Several more acts were down right inappropriate. But the kicker came when two elders performed a "magic" act on the mission president, Elder Hales, and the two assistants to the president. They cut off these men's ties, put the severed ties into a bag, and promised to magically restore the damaged neckware. After the third failed attempt, the elders said, "Oops!" and ran offstage.
Everyone laughed, including Elder Hales. But it didn't take a genius to see that behind his smile he wasn't very happy about the evening's entertainment. The next day our mission president revealed to the office staff that Elder Hales had taken him to the woodshed after the event.
On another occasion, I was riding in the mission van with another missionary and Elder Hales as we took him to a meeting across town. The other elder asked how much light one must have received from the Holy Ghost before denying this testimony would turn the person into a son of perdition. Elder Hales replied that he wasn't sure what the official doctrine was on that point, but that he felt that he had had sufficient light since childhood to know that it wouldn't be a good idea to tempt God about it.
At this point, Elder Hales bore his testimony of the Savior Jesus Christ. The elder bluntly asked if he had seen a vision. Elder Hales kind of skirted that question and replied that his testimony of Jesus wasn't based on a single event. Rather, it was a knowledge that had grown brighter and brighter until it was rock solid.
The next time I saw Elder Hales was when he came to speak at the LDS institute of religion adjacent to the college where I was studying. I was slated to be at work at the time of the speech, but a friend asked me to accompany her while she sang at the event, so I rearranged my schedule. I was sporting a full beard at that time, so I thought I wouldn't be recognized. But Elder Hales publicly recognized me as one of "my missionaries." Then I was a bit embarrassed about the beard because returned missionaries had been advised to maintain their mission grooming standards.

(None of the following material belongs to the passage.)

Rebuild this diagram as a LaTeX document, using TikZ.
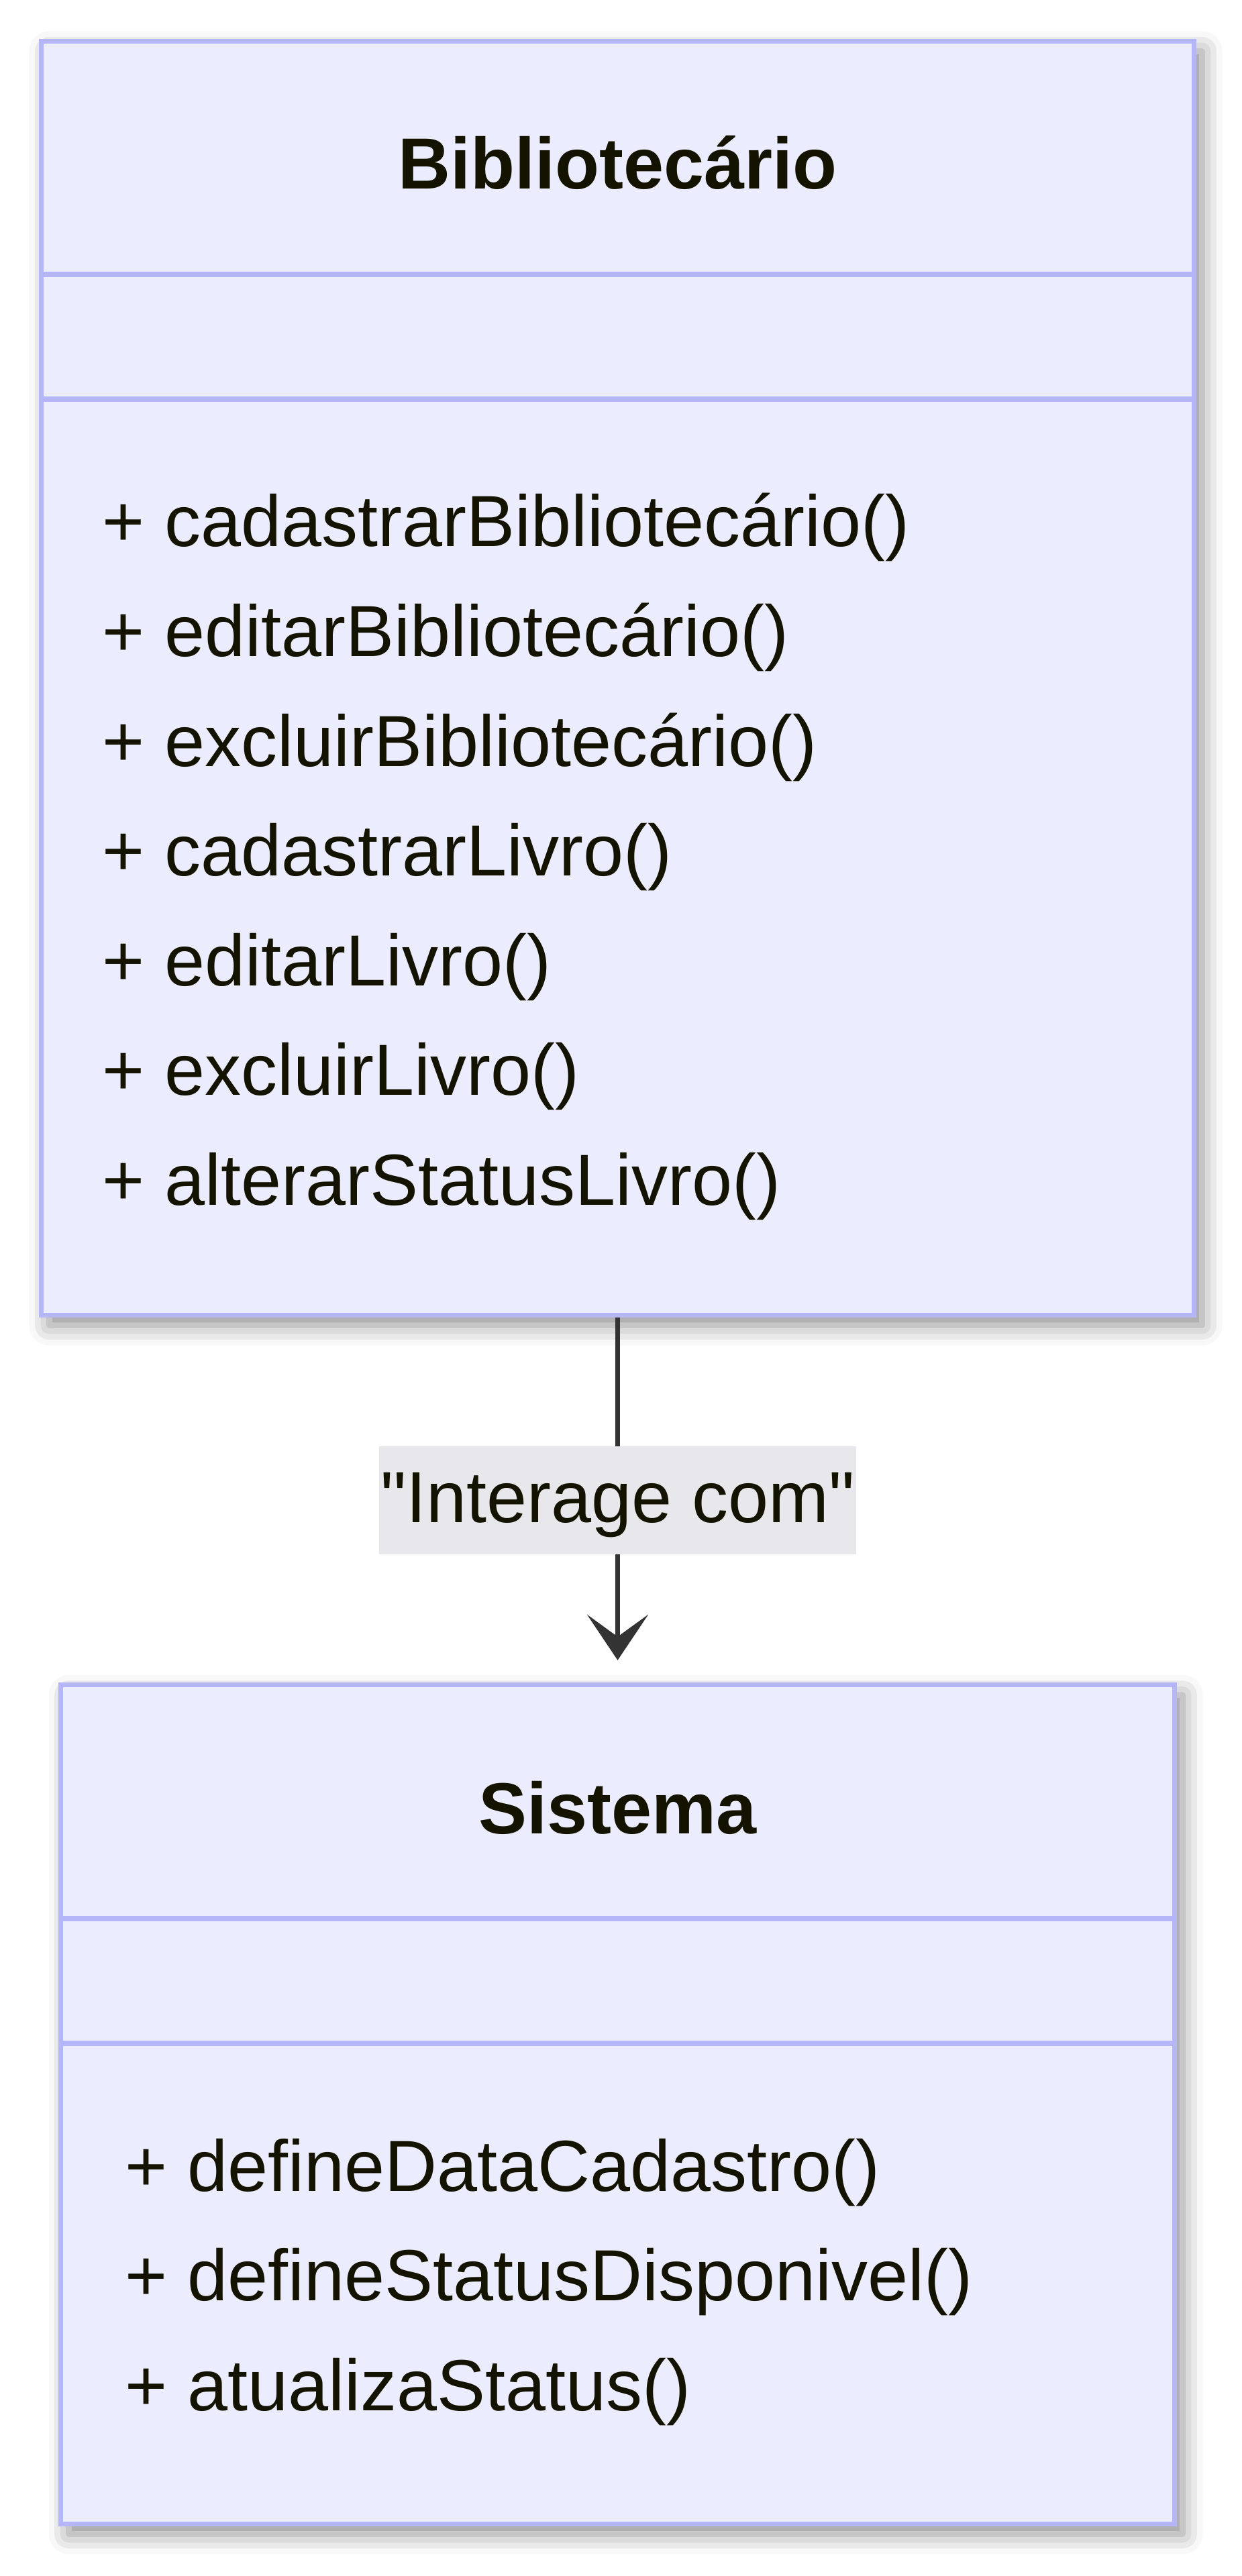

Each time I personally interacted with a church general authority during my mission, I and the other missionaries initially regarded these men as superhuman celebrities. Each time, these men showed their humanity and humility. We then knew they weren't superhuman. I later realized that such imaginary assessments were inferior to what these men really were—fallible beings striving to serve God to the best of their abilities ... and with real power from God.